Les origines d’une passion
1Quand on essaye de questionner Mathieu sur les possibles origines de sa passion pour la lutherie, on reste un peu sur sa faim, sauf quand il nous tend un texte qu’il a lui-même rédigé pour participer à la 2ème édition du prix Européen pour la passion « La Seconda Luna » (concours qui permet de reconnaître la créativité). Un exercice intéressant où il est amené à sonder son travail. « Le travail du bois est quelque chose qui est ancré en moi depuis toujours. Mon père est très bricoleur. Avec mon oncle, ils coupent leur bois de chauffage en forêt.
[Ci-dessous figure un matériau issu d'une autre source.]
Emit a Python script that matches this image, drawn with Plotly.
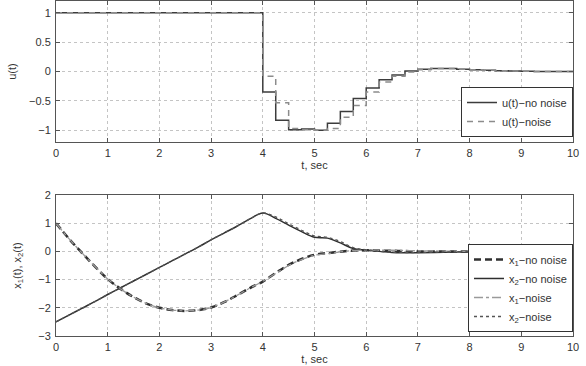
import plotly.graph_objects as go
from plotly.subplots import make_subplots

# ---- top panel: control signal u(t) (zero-order hold, 0.25 s steps)
t_u = [0, 4.0, 4.25, 4.5, 4.75, 5.0, 5.25, 5.5, 5.75, 6.0, 6.25, 6.5, 6.75,
       7.0, 7.25, 7.5, 7.75, 8.0, 8.25, 8.5, 8.75, 9.0, 9.25, 9.5, 9.75, 10.0]
u_no_noise = [1.0, -0.35, -0.83, -0.99, -0.98, -1.0, -0.88, -0.68, -0.46, -0.28, -0.14, -0.06, 0.01,
              0.04, 0.05, 0.05, 0.04, 0.03, 0.02, 0.015, 0.01, 0.005, 0.0, 0.0, 0.0, 0.0]
u_noise = [1.0, -0.08, -0.53, -0.97, -0.99, -1.0, -0.97, -0.78, -0.58, -0.35, -0.18, -0.08, -0.01,
           0.03, 0.05, 0.05, 0.04, 0.03, 0.02, 0.015, 0.01, 0.005, 0.0, 0.0, 0.0, 0.0]

# ---- bottom panel: states x1(t), x2(t)
t_x = [0, 0.25, 0.5, 0.75, 1.0, 1.25, 1.5, 1.75, 2.0, 2.25, 2.5, 2.75, 3.0, 3.25, 3.5, 3.75,
       4.0, 4.25, 4.5, 4.75, 5.0, 5.25, 5.5, 5.75, 6.0, 6.25, 6.5, 6.75, 7.0, 7.5, 8.0, 8.5, 9.0, 9.5, 10.0]
x1_no_noise = [1.0, 0.45, -0.05, -0.53, -0.98, -1.33, -1.62, -1.85, -2.0, -2.08, -2.11, -2.08, -1.99,
               -1.8, -1.56, -1.3, -1.07, -0.77, -0.48, -0.27, -0.12, -0.06, -0.01, 0.03, 0.04, 0.03,
               0.02, 0.01, 0.0, 0.0, 0.0, 0.0, 0.0, 0.0, 0.0]
x2_no_noise = [-2.5, -2.26, -2.02, -1.78, -1.53, -1.29, -1.05, -0.81, -0.57, -0.33, -0.09, 0.15, 0.41,
               0.65, 0.89, 1.15, 1.36, 1.17, 0.93, 0.7, 0.5, 0.47, 0.3, 0.1, 0.05, 0.0, -0.04, -0.05,
               -0.05, -0.03, -0.01, 0.0, 0.0, 0.0, 0.0]
x1_noise = [1.0, 0.45, -0.05, -0.53, -0.98, -1.33, -1.62, -1.85, -2.0, -2.08, -2.11, -2.08, -1.99,
            -1.8, -1.56, -1.3, -1.06, -0.78, -0.5, -0.29, -0.14, -0.08, -0.02, 0.03, 0.05, 0.04,
            0.04, 0.03, 0.02, 0.01, 0.0, 0.0, 0.0, 0.0, 0.0]
x2_noise = [-2.5, -2.26, -2.02, -1.78, -1.53, -1.29, -1.05, -0.81, -0.57, -0.33, -0.09, 0.15, 0.41,
            0.65, 0.89, 1.15, 1.36, 1.22, 0.98, 0.75, 0.55, 0.5, 0.35, 0.13, 0.06, 0.0, -0.03, -0.04,
            -0.04, -0.02, -0.01, 0.0, 0.0, 0.0, 0.0]

x_ticks = [0, 1, 2, 3, 4, 5, 6, 7, 8, 9, 10]
u_ticks = [-1, -0.5, 0, 0.5, 1]
u_tick_labels = ["\u22121", "\u22120.5", "0", "0.5", "1"]
x_state_ticks = [-3, -2, -1, 0, 1, 2]
x_state_tick_labels = ["\u22123", "\u22122", "\u22121", "0", "1", "2"]

FONT = "Liberation Sans, Arial, sans-serif"
DARK = "#3c3c3c"
LIGHT = "#8c8c8c"
TXT = "#333333"
FS = 11

fig = make_subplots(rows=2, cols=1, vertical_spacing=0.0)

fig.add_trace(go.Scatter(x=t_u, y=u_no_noise, mode="lines", line_shape="hv",
                         line=dict(color=DARK, width=1.5), name="u(t)\u2212no noise",
                         legend="legend"), row=1, col=1)
fig.add_trace(go.Scatter(x=t_u, y=u_noise, mode="lines", line_shape="hv",
                         line=dict(color=LIGHT, width=1.5, dash="6px,5px"), name="u(t)\u2212noise",
                         legend="legend"), row=1, col=1)

fig.add_trace(go.Scatter(x=t_x, y=x1_no_noise, mode="lines", line_shape="spline",
                         line=dict(color="#2f2f2f", width=2.5, dash="7px,4px"),
                         name="x<sub>1</sub>\u2212no noise", legend="legend2"), row=2, col=1)
fig.add_trace(go.Scatter(x=t_x, y=x2_no_noise, mode="lines", line_shape="spline",
                         line=dict(color="#2f2f2f", width=1.5),
                         name="x<sub>2</sub>\u2212no noise", legend="legend2"), row=2, col=1)
fig.add_trace(go.Scatter(x=t_x, y=x1_noise, mode="lines", line_shape="spline",
                         line=dict(color="#9a9a9a", width=1.3, dash="dashdot"),
                         name="x<sub>1</sub>\u2212noise", legend="legend2"), row=2, col=1)
fig.add_trace(go.Scatter(x=t_x, y=x2_noise, mode="lines", line_shape="spline",
                         line=dict(color="#555555", width=1.3, dash="dot"),
                         name="x<sub>2</sub>\u2212noise", legend="legend2"), row=2, col=1)

axis_common = dict(showline=True, mirror="ticks", linecolor="#555555", linewidth=1,
                   ticks="inside", ticklen=4, tickcolor="#555555",
                   showgrid=True, gridcolor="#c4c4c4", griddash="dot", gridwidth=1,
                   zeroline=False, automargin=False,
                   tickfont=dict(family=FONT, size=FS, color=TXT))

fig.update_xaxes(range=[0, 10], tickvals=x_ticks, ticklabelstandoff=1, **axis_common)
fig.update_xaxes(title=dict(text="t, sec", font=dict(family=FONT, size=FS, color=TXT),
                            standoff=0))
fig.update_yaxes(ticklabelstandoff=2, **axis_common)
fig.update_yaxes(range=[-1.2, 1.2], tickvals=u_ticks, ticktext=u_tick_labels,
                 title=dict(text="u(t)", font=dict(family=FONT, size=FS, color=TXT),
                            standoff=10), row=1, col=1)
fig.update_yaxes(range=[-3, 2], tickvals=x_state_ticks, ticktext=x_state_tick_labels,
                 title=dict(text="x<sub>1</sub>(t), x<sub>2</sub>(t)",
                            font=dict(family=FONT, size=FS, color=TXT), standoff=14),
                 row=2, col=1)

fig.update_layout(
    width=586, height=366,
    margin=dict(l=56, r=13, t=1, b=30, autoexpand=False),
    paper_bgcolor="white", plot_bgcolor="white",
    font=dict(family=FONT, size=FS, color=TXT),
    xaxis=dict(domain=[0, 1]),
    yaxis=dict(domain=[0.579, 1.0]),
    xaxis2=dict(domain=[0, 1]),
    yaxis2=dict(domain=[0.0, 0.421]),
    legend=dict(x=1.0, xanchor="right", y=0.594, yanchor="bottom",
                bgcolor="white", bordercolor=TXT, borderwidth=1,
                font=dict(family=FONT, size=FS, color=TXT),
                tracegroupgap=0, itemwidth=30),
    legend2=dict(x=1.0, xanchor="right", y=0.012, yanchor="bottom",
                 bgcolor="white", bordercolor=TXT, borderwidth=1,
                 font=dict(family=FONT, size=FS, color=TXT),
                 tracegroupgap=0, itemwidth=30),
    showlegend=True,
)

fig.write_html("out.html", config={"displayModeBar": False},
               post_script="document.body.style.margin='0px';document.body.style.overflow='hidden';")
Je les accompagnai souvent quand j’étais enfant ». Par écrit encore, Mathieu rajoute avoir découvert dans la lutherie « l’expression de toutes ses passions et de tout son savoir-faire ». On découvre un cursus solide en matière artistique chez ce jeune homme qui a étudié quatre années à la Fac d’Arts Plastiques puis quatre années aux Beaux-Arts de Metz !
Pour ce qui est de la fibre artistique dans la famille, celle qui pourrait rattacher Mathieu à une certaine filiation créatrice, il observe : « ma sœur peignait un peu aussi. Mon frère écoutait de la musique. Je n’ai pas vraiment d’artistes dans la famille. Il y a eu des pères spirituels, des musiciens. »

Choc esthétique
2Adolescent, Mathieu a été profondément marqué par le grunge dont l’émergence remonte à la fin des années 90. « J’ai fait des reprises de Nirvana avec mon premier groupe. C’est de là que tout est venu! ». L’idéologie première de ce courant musical  renvoie au leitmotiv du punk : « Do it yourself ! » (Faîtes-le vous-même!). La musique est associée à des valeurs d’authenticité, d’énergie, d’explosion, de vitalité etc. Quelque chose de non-commercial à la base. « Ça  m’a donné envie d’aller plus loin dans l’aspect création, plastiquement…il y a un esthétisme  dans Nirvana ». Car Mathieu fait partie de ces artistes touche-à-tout qui, à l’instar de Kurt Cobain, n’ont pas envie de se laisser enfermer dans un médium plus qu’un autre. Préférant l’indépendance à la facilité.

Luthier vs musicien
3À y regarder de plus près, on a l’impression que Mathieu s’épanouit plus dans le travail de luthier que dans la composition musicale. « Faire de la musique seul, ce n’est pas évident! Luthier, je peux me débrouiller tout seul! ». Cependant, l’un peut être complémentaire de l’autre, voire mener à l’autre. « Avec Reason et Record (nb: des logiciels de MAO), son complément, je peux enregistrer de vrais instruments par–dessus. C’est avec Reason que j’ai découvert le Bouzouki. Mais je me suis dit que ça avait une limite parce que les instruments ne sonnent pas au mieux de leur capacité ! ». Tout naturellement, Mathieu opère un basculement vers la lutherie pour créer les instruments (dont ce fameux bouzouki) qui font défaut aux limites de la MAO (Musique Assistée sur Ordinateur) et obtenir ainsi une richesse du son plus ample. « Le mandocélyre est le premier instrument que j’ai fabriqué. Un instrument peu commun car ce n’est pas une guitare! ».

Influences
4Mathieu nourrit son travail de beaucoup d’influences culturelles. Il n’hésite pas à nous confier « être allé découvrir un musée des instruments de musique dernièrement à Bruxelles (le MIM, musée des instruments de musique). Il y a plein d’idées, des instruments du monde entier comme le cithare chinois ». De même que la culture des films a beaucoup d’importance dans le champ d’inspiration du jeune luthier. « J’aime la série TV Deadwood. Il y a trois saisons, je crois. Tu es immergé pendant toute la série dans l’univers western ». Mathieu nous précisant même que cette série a eu son importance pour la conception de sa cigar box guitar ! Dans ses envies de diversifier son travail, on retrouve son goût pour les instruments du monde. « J’aimerais m’orienter vers des instruments indiens. Je vais d’ailleurs réaliser un tanpura, c’est comme une cithare avec une grosse calebasse. Je vais le faire en bois au lieu d’une courge, à l’européenne ».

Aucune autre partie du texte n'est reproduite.